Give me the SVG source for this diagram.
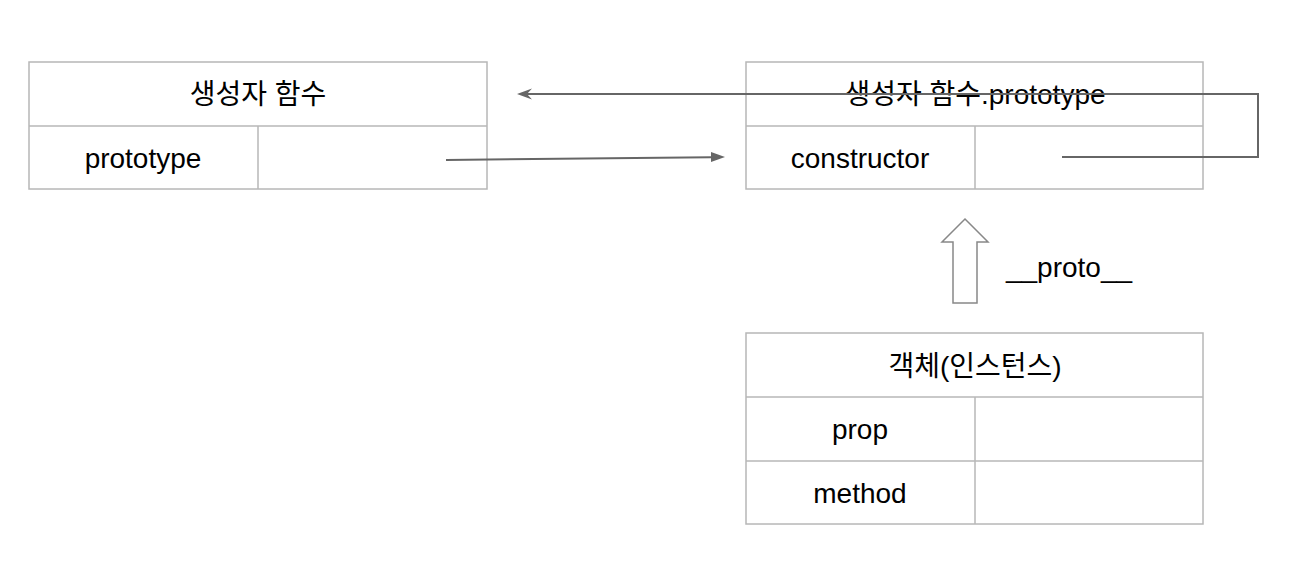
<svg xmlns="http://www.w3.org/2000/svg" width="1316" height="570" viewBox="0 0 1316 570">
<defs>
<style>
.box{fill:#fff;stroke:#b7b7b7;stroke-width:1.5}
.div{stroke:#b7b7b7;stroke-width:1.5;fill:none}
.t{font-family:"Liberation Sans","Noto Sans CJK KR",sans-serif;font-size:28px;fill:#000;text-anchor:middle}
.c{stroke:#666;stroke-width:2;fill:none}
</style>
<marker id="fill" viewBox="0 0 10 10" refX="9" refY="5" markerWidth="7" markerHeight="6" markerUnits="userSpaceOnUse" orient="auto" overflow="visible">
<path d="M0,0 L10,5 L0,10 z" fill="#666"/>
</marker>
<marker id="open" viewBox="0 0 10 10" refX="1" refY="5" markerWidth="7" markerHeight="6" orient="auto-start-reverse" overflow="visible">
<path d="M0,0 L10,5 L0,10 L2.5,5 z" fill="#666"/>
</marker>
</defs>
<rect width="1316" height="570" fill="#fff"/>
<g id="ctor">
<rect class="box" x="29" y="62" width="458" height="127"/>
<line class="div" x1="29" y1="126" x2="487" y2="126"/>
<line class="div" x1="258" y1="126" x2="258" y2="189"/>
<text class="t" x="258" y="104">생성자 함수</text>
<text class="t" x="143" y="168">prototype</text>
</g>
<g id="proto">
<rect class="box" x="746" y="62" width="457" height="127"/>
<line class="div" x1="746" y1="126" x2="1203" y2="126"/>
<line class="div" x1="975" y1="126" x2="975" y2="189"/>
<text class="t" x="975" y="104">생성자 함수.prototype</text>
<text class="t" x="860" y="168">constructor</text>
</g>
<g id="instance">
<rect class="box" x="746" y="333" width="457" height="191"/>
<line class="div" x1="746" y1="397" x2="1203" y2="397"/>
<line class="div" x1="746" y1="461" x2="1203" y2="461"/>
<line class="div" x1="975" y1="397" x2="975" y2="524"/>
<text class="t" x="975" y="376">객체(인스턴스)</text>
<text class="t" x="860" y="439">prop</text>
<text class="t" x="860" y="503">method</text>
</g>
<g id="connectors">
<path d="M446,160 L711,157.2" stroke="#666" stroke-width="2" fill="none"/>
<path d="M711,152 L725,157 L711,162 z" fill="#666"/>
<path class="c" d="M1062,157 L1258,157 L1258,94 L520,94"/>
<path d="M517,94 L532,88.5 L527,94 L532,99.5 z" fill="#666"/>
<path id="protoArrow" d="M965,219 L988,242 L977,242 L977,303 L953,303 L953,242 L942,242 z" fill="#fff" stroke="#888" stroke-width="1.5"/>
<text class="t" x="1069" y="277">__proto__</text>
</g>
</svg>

▬▬▬

GIVEN INSTRUCTION -> Reproduce the whole listing exactly, but not the images in it.

SOLUTION FOR THIS PROBLEM ->
Give me the SVG source for this diagram.
<svg xmlns="http://www.w3.org/2000/svg" width="1316" height="570" viewBox="0 0 1316 570">
<defs>
<style>
.box{fill:#fff;stroke:#b7b7b7;stroke-width:1.5}
.div{stroke:#b7b7b7;stroke-width:1.5;fill:none}
.t{font-family:"Liberation Sans","Noto Sans CJK KR",sans-serif;font-size:28px;fill:#000;text-anchor:middle}
.c{stroke:#666;stroke-width:2;fill:none}
</style>
<marker id="fill" viewBox="0 0 10 10" refX="9" refY="5" markerWidth="7" markerHeight="6" markerUnits="userSpaceOnUse" orient="auto" overflow="visible">
<path d="M0,0 L10,5 L0,10 z" fill="#666"/>
</marker>
<marker id="open" viewBox="0 0 10 10" refX="1" refY="5" markerWidth="7" markerHeight="6" orient="auto-start-reverse" overflow="visible">
<path d="M0,0 L10,5 L0,10 L2.5,5 z" fill="#666"/>
</marker>
</defs>
<rect width="1316" height="570" fill="#fff"/>
<g id="ctor">
<rect class="box" x="29" y="62" width="458" height="127"/>
<line class="div" x1="29" y1="126" x2="487" y2="126"/>
<line class="div" x1="258" y1="126" x2="258" y2="189"/>
<text class="t" x="258" y="104">생성자 함수</text>
<text class="t" x="143" y="168">prototype</text>
</g>
<g id="proto">
<rect class="box" x="746" y="62" width="457" height="127"/>
<line class="div" x1="746" y1="126" x2="1203" y2="126"/>
<line class="div" x1="975" y1="126" x2="975" y2="189"/>
<text class="t" x="975" y="104">생성자 함수.prototype</text>
<text class="t" x="860" y="168">constructor</text>
</g>
<g id="instance">
<rect class="box" x="746" y="333" width="457" height="191"/>
<line class="div" x1="746" y1="397" x2="1203" y2="397"/>
<line class="div" x1="746" y1="461" x2="1203" y2="461"/>
<line class="div" x1="975" y1="397" x2="975" y2="524"/>
<text class="t" x="975" y="376">객체(인스턴스)</text>
<text class="t" x="860" y="439">prop</text>
<text class="t" x="860" y="503">method</text>
</g>
<g id="connectors">
<path d="M446,160 L711,157.2" stroke="#666" stroke-width="2" fill="none"/>
<path d="M711,152 L725,157 L711,162 z" fill="#666"/>
<path class="c" d="M1062,157 L1258,157 L1258,94 L520,94"/>
<path d="M517,94 L532,88.5 L527,94 L532,99.5 z" fill="#666"/>
<path id="protoArrow" d="M965,219 L988,242 L977,242 L977,303 L953,303 L953,242 L942,242 z" fill="#fff" stroke="#888" stroke-width="1.5"/>
<text class="t" x="1069" y="277">__proto__</text>
</g>
</svg>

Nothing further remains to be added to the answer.